Christians don’t tell lies they just go to church and sing them.
[Lying is] any deceit: In word, act, attitude – or silence; in deliberate exaggerations, in distortions of the truth, or in creating false impressions.
A lie is a statement contrary to fact with the intent to deceive.
One’s mere word should be as trustworthy as a signed agreement attested by legal witnesses.
They hurt us in that lies deceive us, not just other people. They persuade us that we are on top of our problem. We think we can fool others, but we can’t be fooled. With other people, the power of lies is obvious. Anyone who has been lied to knows that lies divide people; lies are the language of war. With God, lies provide evidence that our allegiances are not with Him. Instead, they show that our allegiance is to Satan – the Father of Lies – and to ourselves.
Lying and other forms of living in the dark are usually ways to make ourselves look better before other people.

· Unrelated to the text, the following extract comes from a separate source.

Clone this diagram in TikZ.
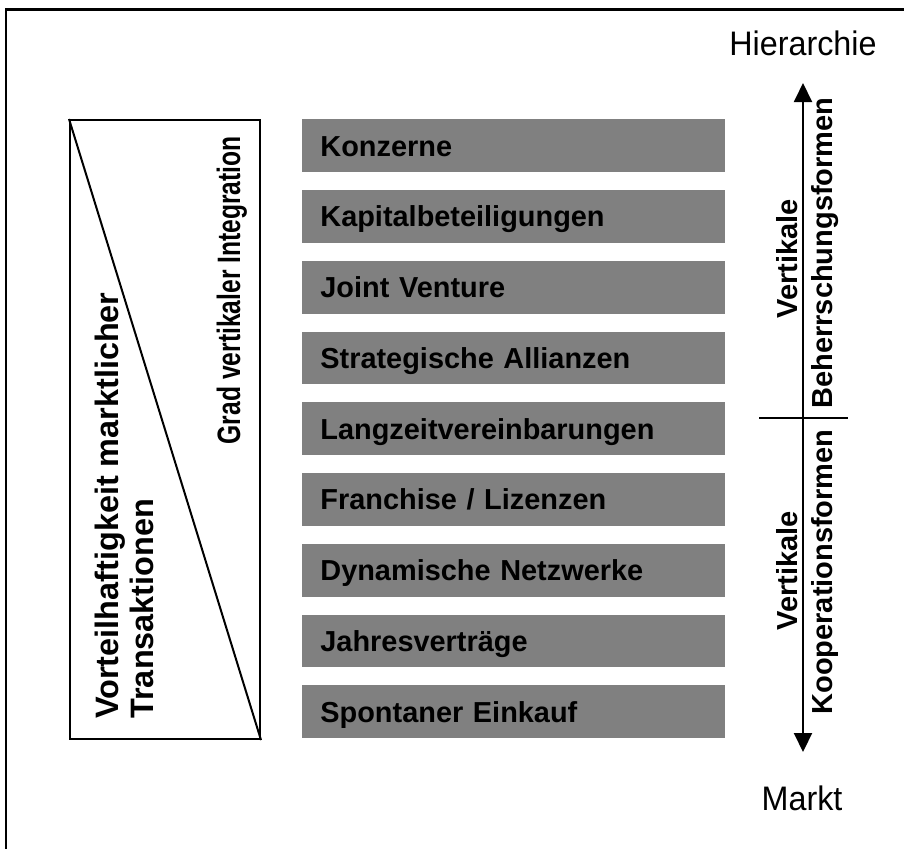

This is why we speak the truth. Since God is truth, we – His offspring – are called to imitate Him and be truth tellers. It is one way that God’s people are recognized. Lies and deception are wrong because they are against God’s very nature… Speaking truth instead of lies is not simply being nice. It is a declaration of allegiance. Truth is a shibboleth – a telltale mark – revealing that you belong to the kingdom of God.